RUSH Excellence in Ischemia Care
- A guide at your side: Throughout your care at the ischemia clinic, you’ll work with a nurse navigator. They will help guide you through your treatment, including coordinating between cardiology specialists.
- A team approach to complex cases: Each week, providers from RUSH’s ischemia clinic meet to discuss patients who have complex needs and symptoms. Together, they’ll share their knowledge and expertise to develop a treatment plan for you.
- Early screening: Our goal is to detect ischemia early, when it’s easier to treat. That’s why RUSH ischemia specialists have ways to identify biomarkers that can indicate your risk for developing ischemia.
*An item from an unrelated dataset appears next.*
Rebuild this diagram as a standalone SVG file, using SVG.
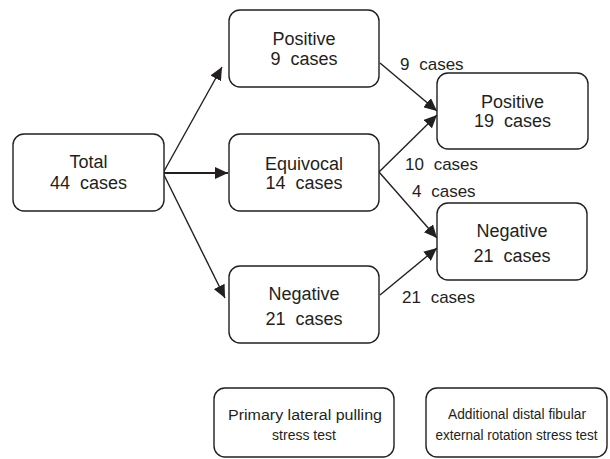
<svg xmlns="http://www.w3.org/2000/svg" width="610" height="459" viewBox="0 0 610 459">
<style>
.box{fill:#fff;stroke:#231f20;stroke-width:1.4}
.t{font-family:"Liberation Sans",Arial,sans-serif;font-size:18px;fill:#231f20;text-anchor:middle;word-spacing:5px}
.e{font-family:"Liberation Sans",Arial,sans-serif;font-size:17px;fill:#231f20;word-spacing:5px}
.s{font-family:"Liberation Sans",Arial,sans-serif;font-size:14px;fill:#231f20;text-anchor:middle}
.c{stroke:#231f20;stroke-width:1.4;fill:none;marker-end:url(#ah)}
</style>
<defs>
<marker id="ah" markerUnits="userSpaceOnUse" markerWidth="14" markerHeight="12" refX="13" refY="6" orient="auto">
<path d="M0,0 L13,6 L0,12 Z" fill="#231f20"/>
</marker>
</defs>
<rect width="610" height="459" fill="#fff"/>
<g id="connectors">
<line class="c" x1="163" y1="173" x2="222" y2="67"/>
<line class="c" x1="163" y1="173" x2="228" y2="173" style="stroke-width:2"/>
<line class="c" x1="163" y1="173" x2="225" y2="298"/>
<line class="c" x1="380" y1="63" x2="437" y2="111"/>
<line class="c" x1="379" y1="172" x2="437" y2="115"/>
<line class="c" x1="379" y1="172" x2="437" y2="238"/>
<line class="c" x1="380" y1="295" x2="437" y2="248"/>
<text class="e" x="400" y="70">9 cases</text>
<text class="e" x="405" y="170">10 cases</text>
<text class="e" x="412" y="197">4 cases</text>
<text class="e" x="402" y="303">21 cases</text>
</g>
<g id="total">
<rect class="box" x="13" y="134" width="151" height="77" rx="11"/>
<text class="t" x="88.5" y="168">Total</text>
<text class="t" x="88.5" y="189">44 cases</text>
</g>
<g id="positive1">
<rect class="box" x="229" y="10" width="150" height="77" rx="11"/>
<text class="t" x="304" y="45">Positive</text>
<text class="t" x="304" y="65">9 cases</text>
</g>
<g id="equivocal">
<rect class="box" x="229" y="134" width="150" height="77" rx="11"/>
<text class="t" x="304" y="170">Equivocal</text>
<text class="t" x="304" y="189">14 cases</text>
</g>
<g id="negative1">
<rect class="box" x="229" y="266" width="150" height="77" rx="11"/>
<text class="t" x="304" y="300">Negative</text>
<text class="t" x="304" y="325">21 cases</text>
</g>
<g id="positive2">
<rect class="box" x="437" y="73" width="151" height="76" rx="11"/>
<text class="t" x="512.5" y="108">Positive</text>
<text class="t" x="512.5" y="127">19 cases</text>
</g>
<g id="negative2">
<rect class="box" x="437" y="203" width="150" height="77" rx="11"/>
<text class="t" x="512" y="237">Negative</text>
<text class="t" x="512" y="262">21 cases</text>
</g>
<g id="legend1">
<rect class="box" x="214" y="388" width="180" height="69" rx="11"/>
<text class="s" x="305" y="420" textLength="154" lengthAdjust="spacingAndGlyphs">Primary lateral pulling</text>
<text class="s" x="304" y="440">stress test</text>
</g>
<g id="legend2">
<rect class="box" x="426" y="388" width="181" height="69" rx="11"/>
<text class="s" x="517" y="419" textLength="138" lengthAdjust="spacingAndGlyphs">Additional distal fibular</text>
<text class="s" x="516.5" y="440" textLength="162" lengthAdjust="spacingAndGlyphs">external rotation stress test</text>
</g>
</svg>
They’re doing this by using blood tests and noninvasive imaging that you can self-schedule.
- Managing ischemia with rehab: RUSH offers cardiac rehab services to help you prevent or manage ischemia. Our rehab specialists can help you recover from an interventional or surgical procedure as safely and quickly as possible. We can also help you incorporate lifestyle change recommendations into your daily routine.
- Limb preservation services: Sometimes peripheral ischemia can get so severe that you could be at risk of losing your limb. At RUSH, our limb preservation team focuses on saving your limb whenever possible. In fact, they offer limb-saving treatments that have helped 90% of their patients keep their limbs.